Hazelnut market players were taken aback by the Turkish Grain Board’s (TMO) decision to sell hazelnuts. The initial assumption was that the state-run organization would try to hold on to its stocks to prevent prices from tumbling before the Presidential elections in May.

Instead, on February 1 the TMO advised that it would sell part of its stocks at shockingly lower prices than expected. This is probably caused by TMO’s cash flow demands. 20,000 mt of the 2021 crop in Levant quality at TRY58.00/kg 8,000 mt of the 2022 crop at TRY 61/kg.

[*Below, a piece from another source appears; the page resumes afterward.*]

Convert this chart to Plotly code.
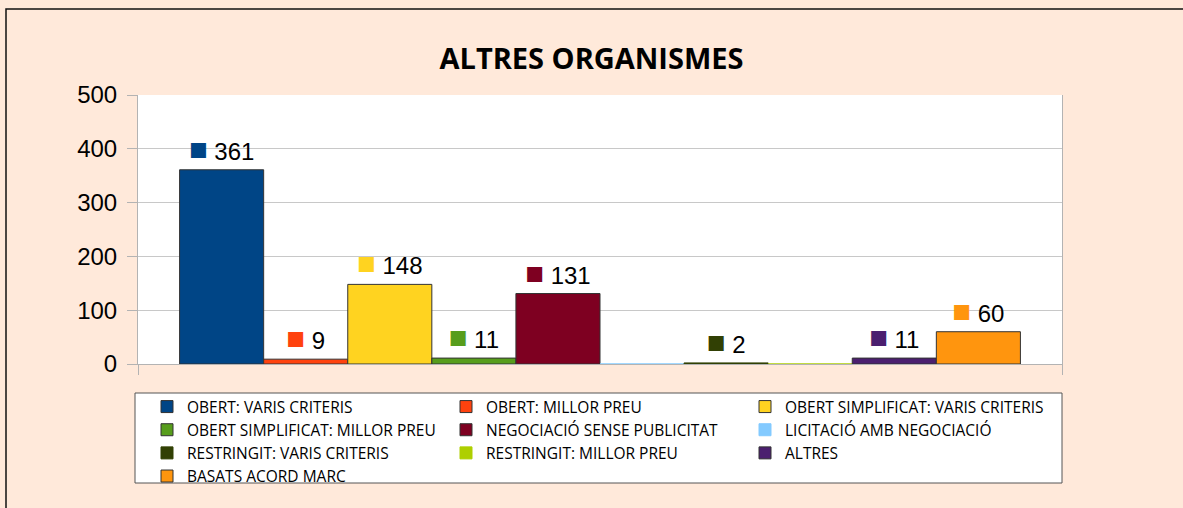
import plotly.graph_objects as go

title = "ALTRES ORGANISMES"
category = ["ALTRES ORGANISMES"]
series_names = [
    "OBERT: VARIS CRITERIS",
    "OBERT: MILLOR PREU",
    "OBERT SIMPLIFICAT: VARIS CRITERIS",
    "OBERT SIMPLIFICAT: MILLOR PREU",
    "NEGOCIACIÓ SENSE PUBLICITAT",
    "LICITACIÓ AMB NEGOCIACIÓ",
    "RESTRINGIT: VARIS CRITERIS",
    "RESTRINGIT: MILLOR PREU",
    "ALTRES",
    "BASATS ACORD MARC",
]
series_values = [361, 9, 148, 11, 131, 0, 2, 0, 11, 60]
series_colors = ["#004586", "#ff420e", "#ffd320", "#579d1c", "#7e0021",
                 "#83caff", "#314004", "#aecf00", "#4b1f6f", "#ff950e"]
y_ticks = [0, 100, 200, 300, 400, 500]

BG = "#ffe9da"
GRID = "#c8c8c8"
AXIS = "#b3b3b3"

fig = go.Figure()
for name, val, col in zip(series_names, series_values, series_colors):
    label = (f'<span style="color:{col};font-size:31px">■</span> {val}' if val else "")
    line_col = col if val < 5 else "#333333"
    fig.add_trace(go.Bar(
        x=category, y=[val], name=name,
        marker=dict(color=col, line=dict(color=line_col, width=1)),
        text=[label], texttemplate="%{text}", textposition="outside",
        textfont=dict(family="Liberation Sans", size=24, color="#000000"),
        constraintext="none", cliponaxis=False,
        hoverinfo="name+y",
    ))

# plot area: x 138..1062, y 95..364
L, R, T, B = 138, 1183 - 1062, 95, 508 - 364
PW, PH = 1183 - L - R, 508 - T - B


def px_x(p):
    return (p - L) / PW


def px_y(p):
    return (T + PH - p) / PH


fig.update_layout(
    width=1183, height=508,
    margin=dict(l=L, r=R, t=T, b=B, pad=0),
    paper_bgcolor=BG, plot_bgcolor="#ffffff",
    barmode="group", bargap=0.09, bargroupgap=0,
    title=dict(text=f"<b>{title}</b>", x=0.5, xanchor="center", y=1 - 59 / 508, yanchor="middle",
               font=dict(family="Open Sans", size=29, color="#000000")),
    showlegend=True,
    legend=dict(orientation="h", x=px_x(147), xanchor="left", y=px_y(390), yanchor="top",
                bgcolor="rgba(0,0,0,0)", borderwidth=0,
                font=dict(family="Open Sans", size=15.5, color="#000000"),
                entrywidth=254, itemwidth=30, traceorder="normal", tracegroupgap=0),
    xaxis=dict(showticklabels=False, showgrid=False, showline=True, linecolor=AXIS, linewidth=1,
               ticks="outside", tickson="boundaries", ticklen=10, tickcolor=AXIS, mirror=False),
    yaxis=dict(range=[0, 500], tickvals=y_ticks, showgrid=True, gridcolor=GRID, gridwidth=1,
               showline=True, linecolor=AXIS, linewidth=1, mirror=True,
               ticks="outside", ticklen=10, tickcolor=AXIS, zeroline=False,
               ticklabelstandoff=5,
               tickfont=dict(family="Liberation Sans", size=24, color="#000000")),
    shapes=[
        dict(type="rect", xref="paper", yref="paper",
             x0=px_x(6), x1=px_x(1300), y0=px_y(600), y1=px_y(9),
             line=dict(color="#111111", width=1.5), fillcolor="rgba(0,0,0,0)", layer="below"),
        dict(type="rect", xref="paper", yref="paper",
             x0=px_x(135), x1=px_x(1062), y0=px_y(483), y1=px_y(393),
             line=dict(color="#555555", width=1), fillcolor="#ffffff", layer="below"),
    ],
)

fig.write_html("out.html", config={"displayModeBar": False},
               post_script="document.body.style.margin='0';document.body.style.overflow='hidden';")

This announcement immediately prompted the prices for Levant quality in-shell nuts to fall from TRY 61.5/kg to TRY 56/kg and the expectation is that they will drop as low as TRY 55/kg. The good news is that the market has been capped. Demand and the new crop will be more important from now on. The issue, however, is that weather conditions are far from ideal. Although snowfall would be a lifeline, weather forecasts state that this will not happen in lower altitudes at least.

Dried figs: Lower temperatures in the fig-growing region of Aydin, Turkey are generally beneficial for the fig trees and the overall crop harvest. However, the limited supply combined with increasing demand is causing a rise in export prices. For example, No 2 Lerida (Smyrna figs 41-45 wholes per 1 kg) dried figs are trading around 5% higher at US$6.73/kg F.O.B. Izmir basis.

The rising demand for figs, especially for Ramadan (22 March - 21 April), is contributing to the increase in market prices. Additionally, the local exporters association is concerned about the impact of climate change on fig production, which was expected to be higher in 2022 but was greatly reduced due to adverse weather conditions. The cultivation of figs in higher regions makes them vulnerable to weather fluctuations, adding to the challenges in fig production.

Dried apricots: The market in Turkey has seen unexpected price increases, causing surprise among traders. The farmgate prices for jumbo apricots have risen from TRY 125/kg to TRY 145/kg. The increase has only had a minor impact on export prices, except for jumbo (No 1 and 2) apricots, which have risen by $300/mt. The weather conditions for the new crop are favorable so far, with temperatures expected to drop further and snowfall expected in the coming weeks, which would benefit farmers. Export volumes have been lower than expected, but the large quantity of goods available has kept prices steady.

Exchange rates 1 USD =~ 18.85 TRY. 1 Euro =~ 20.37 TRY.